Ihren Anspruch, nicht nur Bauern- sondern auch Bürgerbewegung zu sein, untermauerte sie mit Wahlsiegen in den Städten Leeuwarden, Almere und selbst Utrecht. „Die Menschen, denen seit Jahren nicht zugehört wurde, haben ihre Stimme hören lassen“, betonte die BBB-Vorsitzende Van der Plas. Ihren bei einer außergewöhnlich hohen Wahlbeteiligung erzielten 19,7% (in einigen Provinzen über 30%) stehen große Verluste der Christdemokraten, der Konservativen und der Rechtsextremen gegenüber. De Telegraaf zitiert zwei Tage nach der Wahl den Chef von D66, Ministerpräsident Ruttes Koalitionspartner: „Das ist eine Stimme der Unzufriedenheit, die von viel mehr als nur Stickstoff kommt. Wenn man sich anschaut, wo die Wähler leben, ein Gefühl der Unfähigkeit der Regierung, ein Gefühl der Verzögerung, der Ausgrenzung“. Der Fraktionsvorsitzende der regierenden konservativen CDA Heerma erklärte: „In dem Moment, in dem die Kluft zur Gesellschaft nicht geschlossen wird, gibt es ein Problem in Lebensgröße. Das liegt nicht an der CDA …“ (nos.nl, 21.3.23).

05

FRANKREICH

Auseinandersetzung um das Rentenalter – RN fordert: Geburtenrate erhöhen!

Die Vorhersagen und Schätzungen des französischen Orientierungsrates für die Renten (COR) rechnen mit dem Fertilitätsindex (ICF) als einem der Parameter. Frankreich hat in der EU eine vergleichsweise noch hohe, aber auch sinkende Geburtenrate. Der COR geht bei seinen Berechnungen davon aus, dass diese weiter sinken wird und rechnet die fehlende Zahl der Rentenbeitragszahler in negative Prozente des Bruttoinlandsprodukts um bzw. in einen erforderlichen positiven Einwanderungssaldo, um das Niveau der Einnahmen für die Rentenzahlungen zu halten. Daran knüpft Le Pens RN an. Der Kampf gegen die „Migrationsüberschwemmung“ ist der Kitt, der den RN schon seit der Gründung als Front National (FN) 1974 zusammenschweißt, die Geburtenpolitik eine der ideologischen Grundlagen der Partei und das Scharnier zwischen zwei Strömungen: den traditionalistischen Katholiken, die sich bei den Mobilisierungen gegen die „Homoehe“ ins Bild setzten, und den Identitären, die die rassistische Theorie der „großen Ersetzung“ des Schriftstellers Renaud Camus propagieren. Zemmour hatte diese Erzählung im Präsidentschaftswahlkampf 2022 offensiv bedient, und es damit Le Pen ermöglicht, diese subtiler verpackt als seriöse Familienpolitik zu propagieren.

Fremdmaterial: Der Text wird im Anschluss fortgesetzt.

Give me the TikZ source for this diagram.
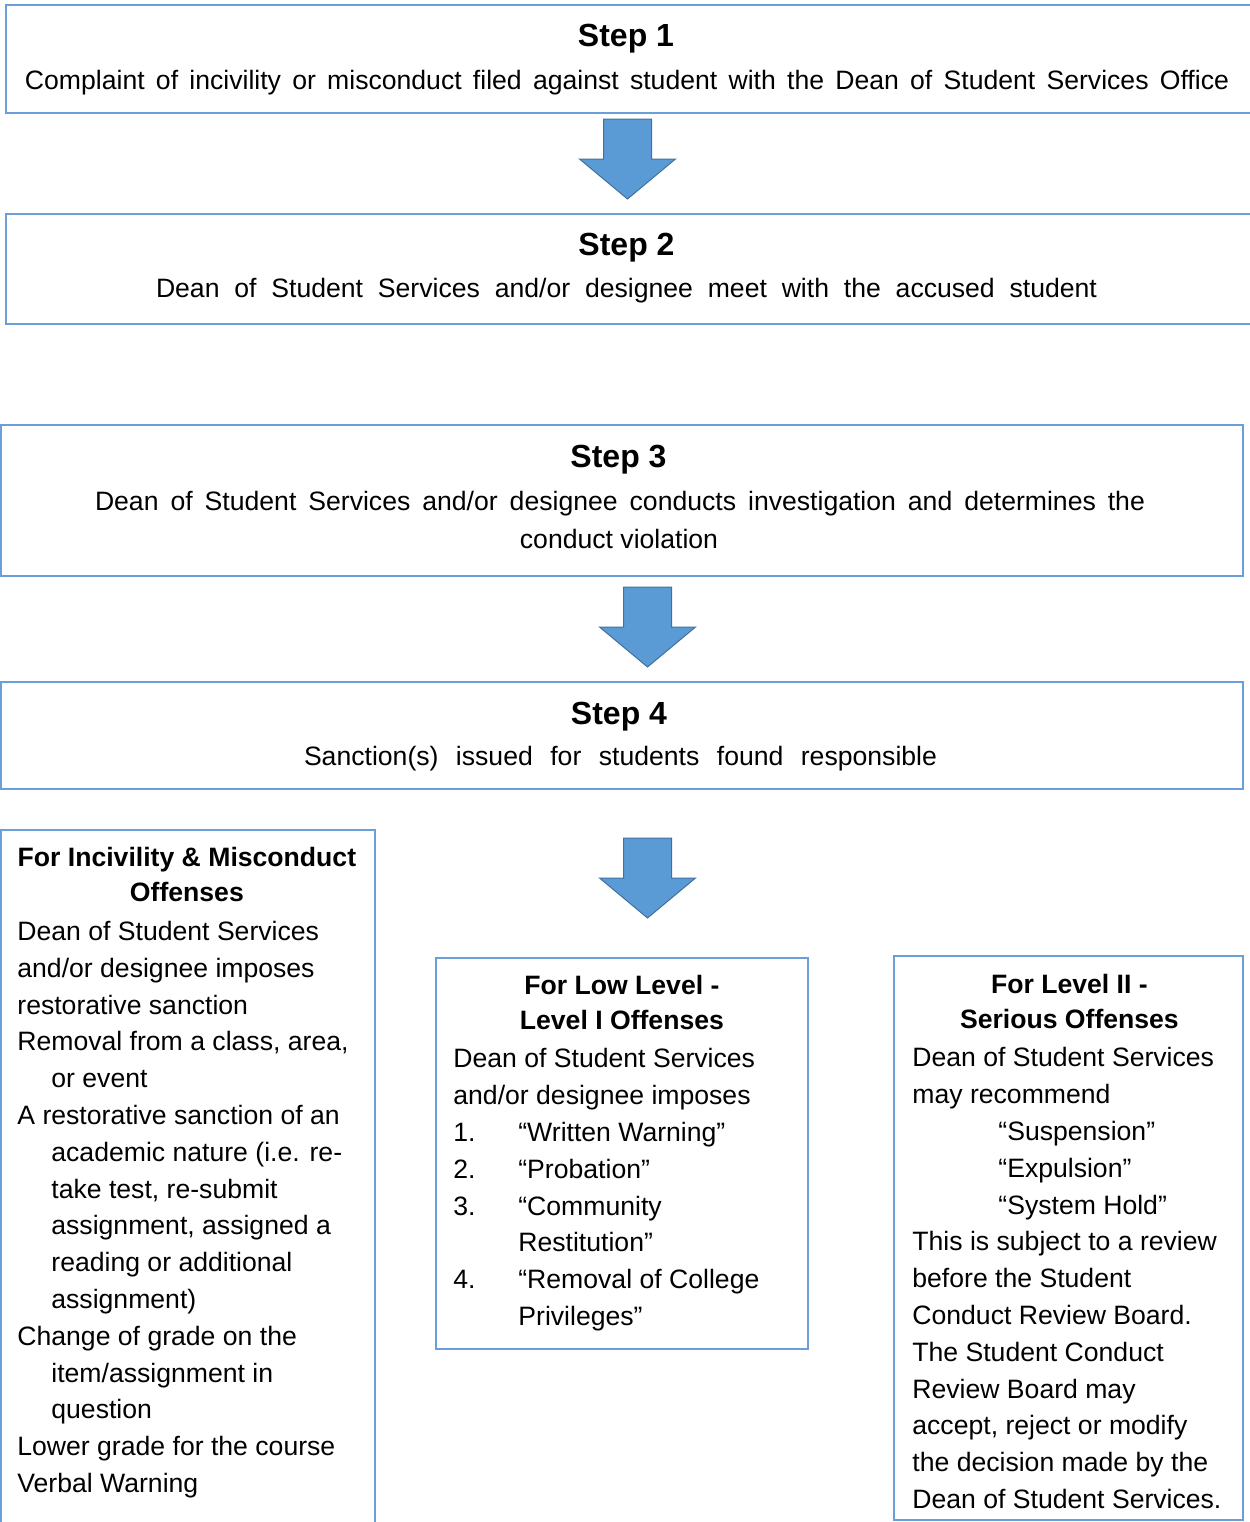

Der RN lehnt die Heraufsetzung des Rentenalters und eine längere Lebensarbeitszeit ab. Es müsse lediglich die Kurve der Geburtenrate und der Produktivität angehoben werden. Fünf der zur Rentendebatte in der Nationalversammlung gestellten Änderungsanträge zielten auf die Familienpolitik, die Vorschläge waren aber bereits aus dem Programm von Le Pen zur Präsidentschaftswahl bekannt: steuerliche Begünstigungen ab einem zweiten Kind, ein zinsloses Darlehen von bis zu 100 000 Euro für junge Paare, die bauen oder sich eine Immobilie zulegen – ab einem dritten Kind würde das Restdarlehen geschenkt. So manches Paar wird da schon mal rechnen! Änderungsanträge des RN in der letzten Haushaltsdebatte zielten darauf, sämtliche staatlichen Hilfen ausschließlich für „Familien vorzuhalten, bei denen mindestens ein Elternteil Franzose ist“. Außerdem will der RN die „französische Geburtenrate zur großen nationalen Sache 2024“ erklären. Ein solcher Antrag war erstmals 2021 von den Republikanern (LR) eingebracht worden und wurde von RN um das Wort „französische“ ergänzt.